EVERY December, newspapers trot out “experts” on good and bad workplace behaviour to tell readers how to avoid committing career suicide at an office party. First rule: Drink no more booze than your Aunt May’s annual thimbleful of sweet sherry. Thus, you will stand for three hours, cold sober and under the fishy eyes of your bosses, while trying to make small talk with the folks with whom, all day every day, you spend most of the year.

No fun? Well, you must remember this: The “holiday season party” — calling it a “Christmas party,” of course, might leave your company open to charges of discrimination — is really a make-you-or-break-you business event. It’s a test even more dangerous than the annual performance review.

If you’re a man, and you become, ahem, tipsy, you could just tell your boss exactly how he’s mismanaging the company; murmur in his wife’s ear that you’d love to spend a dirty weekend with her in Miami; denounce your workmates as numbskulls; throw a punch at a burly, short-tempered office rival who happens to be an undefeated amateur boxer; or be observed sneaking out to your car with two boiled lobsters and six bottles of bubbly.

If you’re a woman, and you take one shooter too many, you might just say to your male boss, “I think I love you,” or, “Why didn’t you give me that promotion, you (expletive deleted)!” Or, worse, you could awaken the next morning wondering how many of your colleagues took photos of your red-hot performance as a tabletop dancer.

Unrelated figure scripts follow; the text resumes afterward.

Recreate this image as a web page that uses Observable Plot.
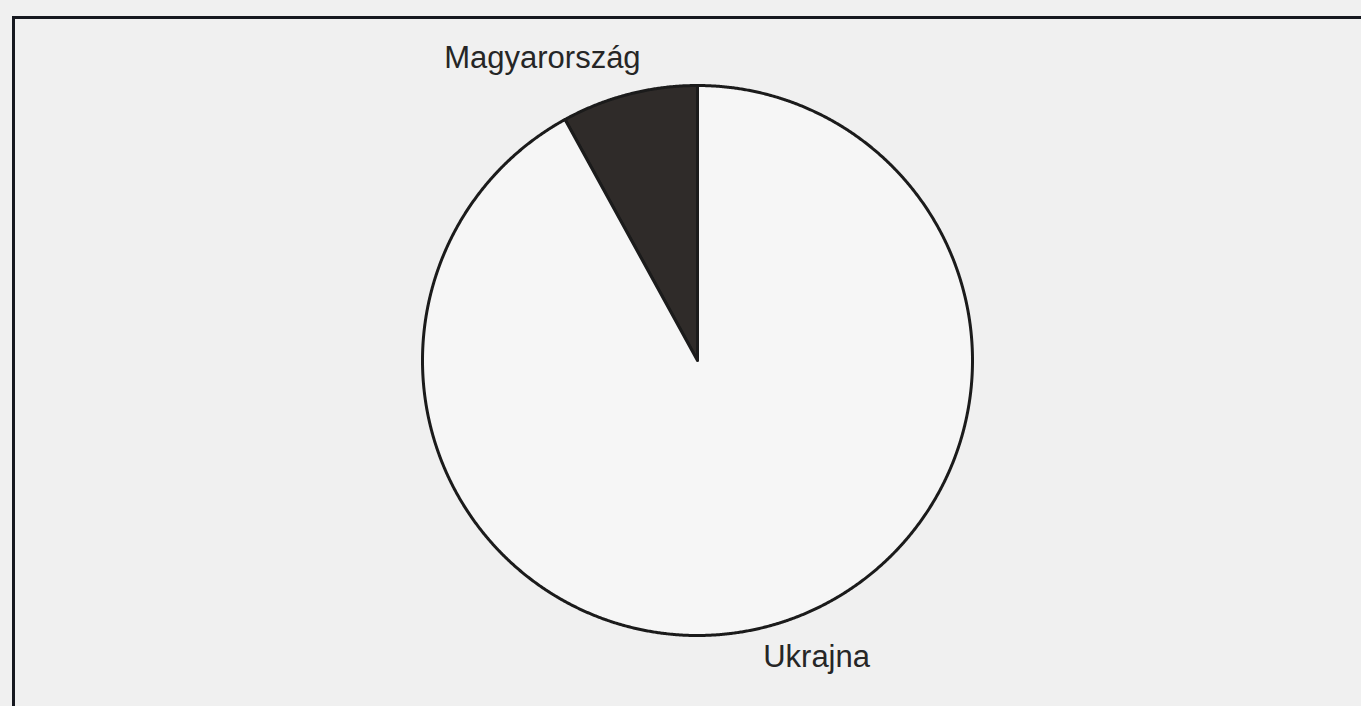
<!DOCTYPE html>
<html>
<head>
<meta charset="utf-8">
<script src="https://cdn.jsdelivr.net/npm/d3@7"></script>
<script src="https://cdn.jsdelivr.net/npm/@observablehq/plot@0.6"></script>
<style>
  html, body { margin: 0; padding: 0; width: 1361px; height: 706px; overflow: hidden; background: #f0f0f0; }
  #frame { position: absolute; left: 12px; top: 16px; width: 1400px; height: 800px;
           border-top: 3px solid #16181f; border-left: 3px solid #16181f; box-sizing: border-box; }
  #chart { position: absolute; left: 0; top: 0; }
</style>
</head>
<body>
<div id="frame"></div>
<div id="chart"></div>
<script>
// Data
const categories = ["Magyarország", "Ukrajna"];
const values = [8, 92];

// Pie layout (first slice ends at 12 o'clock, going counter-clockwise)
const total = d3.sum(values);
const start = -2 * Math.PI * values[0] / total;
const arcs = d3.pie().sort(null).startAngle(start).endAngle(start + 2 * Math.PI)(values);

function wedge(a) {
  const pts = [{x: 0, y: 0}];
  const n = Math.max(2, Math.ceil((a.endAngle - a.startAngle) / (Math.PI / 720)));
  for (let i = 0; i <= n; i++) {
    const t = a.startAngle + (a.endAngle - a.startAngle) * i / n;
    pts.push({x: Math.sin(t), y: Math.cos(t)});
  }
  pts.push({x: 0, y: 0});
  return pts;
}

const fills = {"Magyarország": "#2f2b29", "Ukrajna": "#f6f6f6"};

const sliceMarks = arcs.map((a, i) => Plot.line(wedge(a), {
  x: "x", y: "y",
  fill: fills[categories[i]],
  stroke: "#1b1b1b",
  strokeWidth: 3,
  strokeLinejoin: "round",
  curve: "linear"
}));

const plot = Plot.plot({
  width: 1361,
  height: 706,
  marginLeft: 422,
  marginRight: 389,
  marginTop: 85,
  marginBottom: 71,
  x: {domain: [-1, 1], axis: null},
  y: {domain: [-1, 1], axis: null},
  style: {background: "transparent", fontFamily: "'Liberation Sans', Arial, sans-serif"},
  marks: [
    ...sliceMarks,
    Plot.text([categories[0]], {x: -0.564, y: 1.065, text: d => d, lineAnchor: "bottom",
      textAnchor: "middle", fontSize: 31, fill: "#262626"}),
    Plot.text([categories[1]], {x: 0.433, y: -1.116, text: d => d, lineAnchor: "bottom",
      textAnchor: "middle", fontSize: 31, fill: "#262626"})
  ]
});
document.getElementById("chart").appendChild(plot);
</script>
</body>
</html>
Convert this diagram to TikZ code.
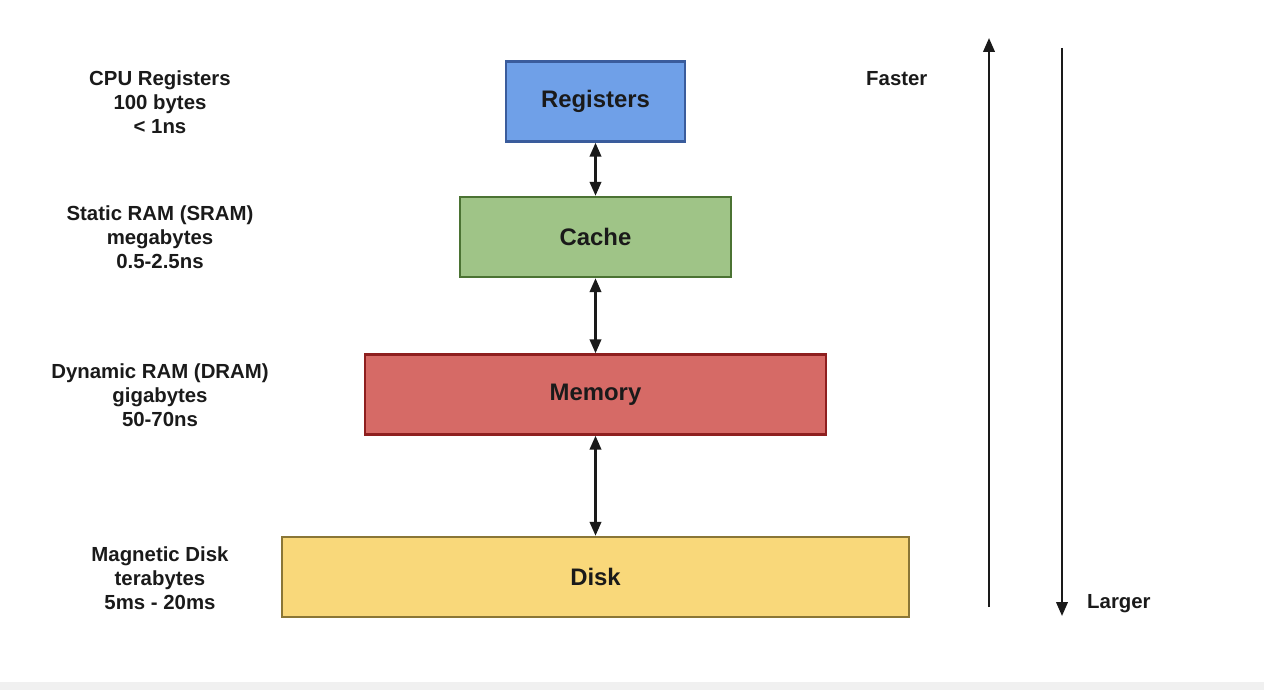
\documentclass[tikz,border=0pt]{standalone}
\usepackage{fontspec}
\setmainfont{Liberation Sans}
\usetikzlibrary{arrows.meta}
\definecolor{regfill}{HTML}{6FA0E8}
\definecolor{regline}{HTML}{3A5C9C}
\definecolor{cachefill}{HTML}{9FC487}
\definecolor{cacheline}{HTML}{4B7333}
\definecolor{memfill}{HTML}{D66A66}
\definecolor{memline}{HTML}{8E1F1F}
\definecolor{diskfill}{HTML}{F9D87A}
\definecolor{diskline}{HTML}{8A7636}
\definecolor{inkblack}{HTML}{1A1A1A}
\definecolor{stripgray}{HTML}{F0F0F0}
\begin{document}
\begin{tikzpicture}[x=0.02cm,y=0.02cm,
  level/.style={draw=#1line,fill=#1fill,line width=1.4pt,minimum height=80*0.02cm,
    inner sep=0pt,font=\fontsize{13.6}{16}\selectfont\bfseries,text=inkblack},
  info/.style={align=center,font=\fontsize{11.6}{13.6}\selectfont\bfseries,text=inkblack},
  link/.style={{Triangle[length=2.8mm,width=2.3mm]}-{Triangle[length=2.8mm,width=2.3mm]},line width=1.4pt,draw=inkblack},
  trend/.style={-{Triangle[length=2.8mm,width=2.3mm]},line width=1.3pt,draw=inkblack}]
\useasboundingbox (0,0) rectangle (1264,690);
\fill[stripgray] (0,0) rectangle (1264,8);
% memory levels
\node[level=reg,minimum width=179*0.02cm] (reg) at (595.5,588.5) {Registers};
\node[level=cache,minimum width=271*0.02cm] (cache) at (595.5,453) {Cache};
\node[level=mem,minimum width=461*0.02cm] (mem) at (595.5,295.5) {Memory};
\node[level=disk,minimum width=627*0.02cm] (disk) at (595.5,113) {Disk};
\draw[link] (reg.south) -- (cache.north);
\draw[link] (cache.south) -- (mem.north);
\draw[link] (mem.south) -- (disk.north);
% technology, size, access time
\node[info] (regtxt) at (160,588) {CPU Registers\\100 bytes\\< 1ns};
\node[info] (cachetxt) at (160,453) {Static RAM (SRAM)\\megabytes\\0.5-2.5ns};
\node[info] (memtxt) at (160,295) {Dynamic RAM (DRAM)\\gigabytes\\50-70ns};
\node[info] (disktxt) at (160,112) {Magnetic Disk\\terabytes\\5ms - 20ms};
% speed and size trends
\coordinate (upstart) at (989,83); \coordinate (upend) at (989,652);
\coordinate (downstart) at (1062,642); \coordinate (downend) at (1062,74);
\draw[trend] (upstart) -- (upend);
\draw[trend] (downstart) -- (downend);
\node[info,anchor=west] (faster) at (860,611) {Faster};
\node[info,anchor=west] (larger) at (1081,86) {Larger};
\end{tikzpicture}
\end{document}
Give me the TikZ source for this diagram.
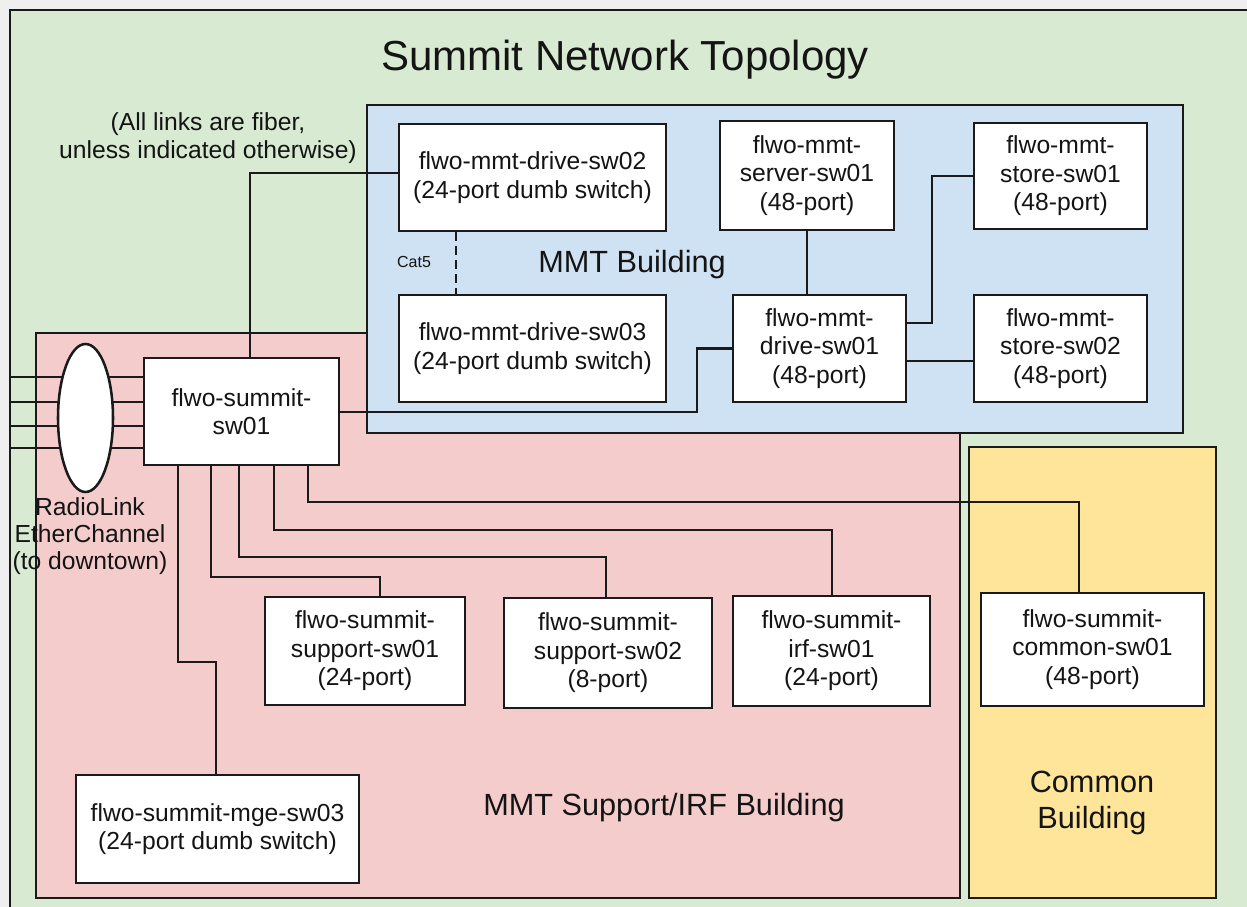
\documentclass[tikz,border=0pt]{standalone}
\usepackage{fontspec}
\setmainfont{Liberation Sans}
\usetikzlibrary{shapes.geometric}
\definecolor{bggreen}{HTML}{D9EAD3}
\definecolor{bgblue}{HTML}{CFE2F3}
\definecolor{bgpink}{HTML}{F4CCCC}
\definecolor{bgyellow}{HTML}{FFE599}
\definecolor{marginc}{HTML}{EFEFEF}
\definecolor{edgec}{HTML}{1A1A1A}
\definecolor{textc}{HTML}{141414}
\begin{document}
\begin{tikzpicture}[x=0.75pt,y=-0.75pt,
  area/.style={draw=edgec, line width=2pt},
  sw/.style={draw=edgec, fill=white, line width=1.9pt, rectangle, inner sep=0pt, align=center, text=textc, font=\fontsize{18.5}{21.3}\selectfont},
  link/.style={draw=edgec, line width=1.9pt},
  lbl/.style={align=center, text=textc, font=\fontsize{18.5}{20.5}\selectfont},
  bldg/.style={align=center, text=textc, font=\fontsize{23}{26.3}\selectfont}
]
\clip (0,0) rectangle (1247,907);
\fill[marginc] (0,0) rectangle (1247,907);
% areas
\filldraw[fill=bggreen, area] (10,10) rectangle (1262,922);
\filldraw[fill=bgpink, area] (36,333) rectangle (960,898);
\filldraw[fill=bgblue, area] (367,105) rectangle (1183,433);
\filldraw[fill=bgyellow, area] (969,447) rectangle (1216,898);

% labels
\node[text=textc, font=\fontsize{31.5}{36}\selectfont] (title) at (625,60) {Summit Network Topology};
\node[lbl] (note) at (208,138) {(All links are fiber,\\unless indicated otherwise)};
\node[bldg] (mmtlbl) at (632,265) {MMT Building};
\node[bldg] (suplbl) at (664,808) {MMT Support/IRF Building};
\node[bldg] (comlbl) at (1092,803) {Common\\Building};
\node[lbl] (radiolbl) at (90,536) {RadioLink\\EtherChannel\\(to downtown)};

% switches
\node[sw, minimum width=200.25pt, minimum height=80.25pt] (sw02) at (532.5,177.5) {flwo-mmt-drive-sw02\\(24-port dumb switch)};
\node[sw, minimum width=200.25pt, minimum height=80.25pt] (sw03) at (532.5,348.5) {flwo-mmt-drive-sw03\\(24-port dumb switch)};
\node[sw, minimum width=130.5pt, minimum height=81.75pt] (server) at (807,175.5) {flwo-mmt-\\server-sw01\\(48-port)};
\node[sw, minimum width=129.75pt, minimum height=80.25pt] (drive01) at (819.5,348.5) {flwo-mmt-\\drive-sw01\\(48-port)};
\node[sw, minimum width=129.75pt, minimum height=79.5pt] (store01) at (1060.5,176) {flwo-mmt-\\store-sw01\\(48-port)};
\node[sw, minimum width=129.75pt, minimum height=80.25pt] (store02) at (1060.5,348.5) {flwo-mmt-\\store-sw02\\(48-port)};
\node[sw, minimum width=146.25pt, minimum height=80.25pt] (summit01) at (241.5,411.5) {flwo-summit-\\sw01};
\node[sw, minimum width=150pt, minimum height=81pt] (sup01) at (365,651) {flwo-summit-\\support-sw01\\(24-port)};
\node[sw, minimum width=156pt, minimum height=82.5pt] (sup02) at (608,653) {flwo-summit-\\support-sw02\\(8-port)};
\node[sw, minimum width=147.75pt, minimum height=82.5pt] (irf) at (831.5,651) {flwo-summit-\\irf-sw01\\(24-port)};
\node[sw, minimum width=167.25pt, minimum height=84.75pt] (common) at (1092.5,649.5) {flwo-summit-\\common-sw01\\(48-port)};
\node[sw, minimum width=212.25pt, minimum height=81pt] (mge) at (217.5,829) {flwo-summit-mge-sw03\\(24-port dumb switch)};

% links
\draw[link] (summit01.north -| 250,0) |- (sw02.west |- 0,173);
\draw[link] (summit01.east |- 0,412) -- (697,412) |- (drive01.west);
\draw[link, dash pattern=on 6.5pt off 4pt] (sw02.south -| 456,0) -- (sw03.north -| 456,0);
\node[text=textc, font=\fontsize{12}{14}\selectfont] (cat5) at (414,262) {Cat5};
\draw[link] (server.south) -- (server.south |- drive01.north);
\draw[link] (drive01.east |- 0,323) -- (932,323) |- (store01.west);
\draw[link] (drive01.east |- 0,361) -- (store02.west |- 0,361);

\draw[link] (summit01.south -| 178,0) |- (216,662) -- (mge.north -| 216,0);
\draw[link] (summit01.south -| 211,0) |- (380,577) -- (sup01.north -| 380,0);
\draw[link] (summit01.south -| 239,0) |- (606,557) -- (sup02.north -| 606,0);
\draw[link] (summit01.south -| 274,0) |- (832,530) -- (irf.north -| 832,0);
\draw[link] (summit01.south -| 308,0) |- (1079,502) -- (common.north -| 1079,0);

% radio link ether channel
\coordinate (e1) at (10,377);
\coordinate (e2) at (10,402);
\coordinate (e3) at (10,426);
\coordinate (e4) at (10,448);
\draw[link] (e1) -- (summit01.west |- e1);
\draw[link] (e2) -- (summit01.west |- e2);
\draw[link] (e3) -- (summit01.west |- e3);
\draw[link] (e4) -- (summit01.west |- e4);
\node[ellipse, draw=edgec, fill=white, line width=1.9pt, inner sep=0pt, minimum width=41.25pt, minimum height=111pt] (radio) at (85.5,418) {};
\end{tikzpicture}
\end{document}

Peter Post, great-grandson of etiquette queen Emily Post and author of Essential Manners for Men, advises women never to attend an office party while looking like they’re auditioning for Sex and the City. As a website in Wales warns, “Mix a short skirt with a couple of short drinks, and your lap dancing will be remembered for years to come.”

For the booze-confused of both sexes, mistletoe is a potential booby trap.

“People have this mistaken idea that it’s OK to be an idiot,” Post says, “and to allow themselves to have one too many drinks, and come on to a guy or girl they might have been attracted to a little bit. And they do it in a vulgar way and act ridiculous… Even if the attraction is mutual, the company Christmas party is not the place to act on it. You may not remember that sloppy French kiss in front of the punch bowl tomorrow, but everyone else will.”

As the party gets louder, the photocopier awaits its turn to induce the sozzled to make absolute fools of themselves. All year, in the little room it shares with a coffee machine, Timbits, sink, and kitchen cupboards, the photocopier looks as innocent as a babe in a manger. On this fateful night, however, it transmogrifies itself into a seductive tool of the very devil himself.

Certain workers of both sexes succumb to an overpowering urge to remove their underwear, plant their naked buttocks on the glass plate of the photocopier, and then poke the start button. Is this a perversion so rare it’s scarcely worth mentioning? Alas, no. Newspapers call it “the classic backside-copying prank, a popular mainstay of the office party” and, like hanging stockings from the mantelpiece, a “Christmas tradition.”

In the United Kingdom, 32 per cent of Canon photocopier repairmen claim that, in the season to be jolly, they’ve been called out to replace the glass plates that ever-wider British bottoms have broken. In response to the annual crisis, Canon increased by 20 per cent the thickness of the glass on its newest photocopier models.

About office Christmas parties, the Trades Union Congress in Britain warns, “If you end up making ‘cheeky’ photocopies, you won’t be exposed to toner or harmful light long enough to hurt you, but you may well spend the rest of the evening face down in casualty, having shards of glass removed from your bottom.

“An even more horrifying possibility is that, in the New Year, you’ll report to work, and find on the notice board near the water cooler, a photo of your very own flabby bottom.”

And so I’m offering this simple phrase to kids from one to 92: Although it’s been said many times, many ways — don’t put your bare bum on the office photocopying machine.